Fast forward 3,500 years. Today, people still take to alcohol, success, control, wealth, etc. to satisfy them—and they still come up empty. If we let Solomon’s example teach us, we could avoid these pitfalls ourselves.
Gain in Wisdom
Finally in 2:13, Solomon finds a little gain. There is more gain in wisdom than in folly, and there is more gain in light than in darkness. But as he walks down the logic trail, he quickly becomes disappointed. The same fate awaits the wise and the fool: death (2:14-16). The further he goes, the more depressed he gets (2:17). Everything feels like striving after the wind. Open the hand, and nothing is there. Hebel.
Then Solomon ponders all the work of his hands and realizes that because he will die, all of it will potentially be left to a fool. Ironically for him, because of how he lived his life, 1 Kings 11 documents that his sons eventually split the kingdom and fulfilled his nightmare.
Death feels like an intruder here, doesn’t it? It’s almost as if Solomon has never before realized that all he has done would be left to someone who could destroy it all—and then all of a sudden, it hits him, and a wave of depression comes over him. “Why?” He asks. What is the point of it all? He feels like he is in a hamster wheel. All of a sudden death, doesn’t seem natural at all—which is true. We were not made to die. Death is here because of the fateful event of Genesis 3.
Enjoying God’s Gifts
Then Solomon begins to discover something that, as a sub-lesson, can still help us today: “There is nothing better for a person than that he should eat and drink and find enjoyment in his toil” (2:24). This is the first time we see him acknowledge that something is “from the hand of God.” What Solomon does not mean by this is that you should give up all hope and do whatever you want.

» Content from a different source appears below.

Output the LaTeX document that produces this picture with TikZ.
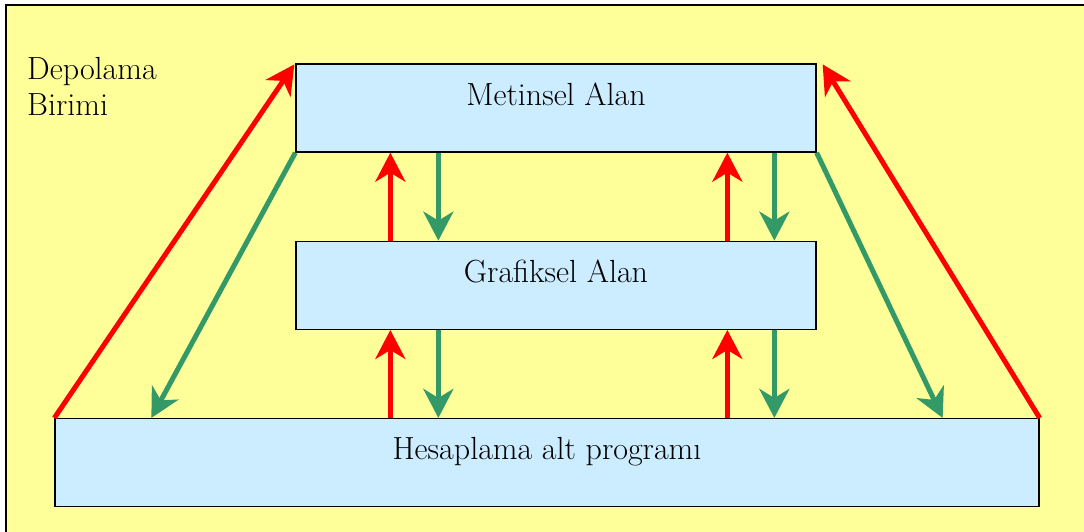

Instead, he means that rather than striving, you should rest. If you stop to enjoy the food, the drink, and the work of your hands, you will be able to receive some value from them. When you look to them for ultimate satisfaction, you will find no gain. God ordained us to work for six days, and then to rest on the seventh. If we follow the Sabbatical pattern, we will certainly find more value in what we have accomplished than we would in striving for more.
In our businesses, we can identify with Solomon’s woes. Most of us left better business environments to open up shop in smaller and more corrupt markets. It can certainly feel empty to build something and have a local government official or a jealous local tear it down. It can also be maddening to build something with all of our heart that lasts only to find that we were looking for satisfaction in the wrong places.
Who will show that to the Taureg in southern Algeria? Who will show it to the Qataris and the Saudis and the Afghans? The issues we face in B4T are brutal, but we get to face them with the King and His Spirit guiding us. The places where OPEN does work have few-to-no churches and even few-to-no local believers amongst entire people groups. Think about it: if we didn’t work among them, locals would face all that hebel without us showing them the One who overcame it. They would keep trying to build things for themselves that will never satisfy. We must show them a more excellent way.
As we move through the book, Solomon is beginning to paint a picture of an upside-down world. We live in a place that doesn’t operate as it was intended to. Death is an intruder here—it doesn’t belong. Hebel has scarred our landscape. Solomon, in all his wisdom, can’t figure out which end is up.
It would be another 1,000 years before Someone (Jesus) came along to turn the world right side up and defeat death, exposing it as the fraud that it is and showing us a more excellent way.
Greg is the President of OPEN USA. He used his education to work as a tentmaker in the Middle East for 8.5 years seeking to plant a church amongst a least-reached people group. Currently back in the USA with his wife and children, they aim to return to finish what the LORD used them to start.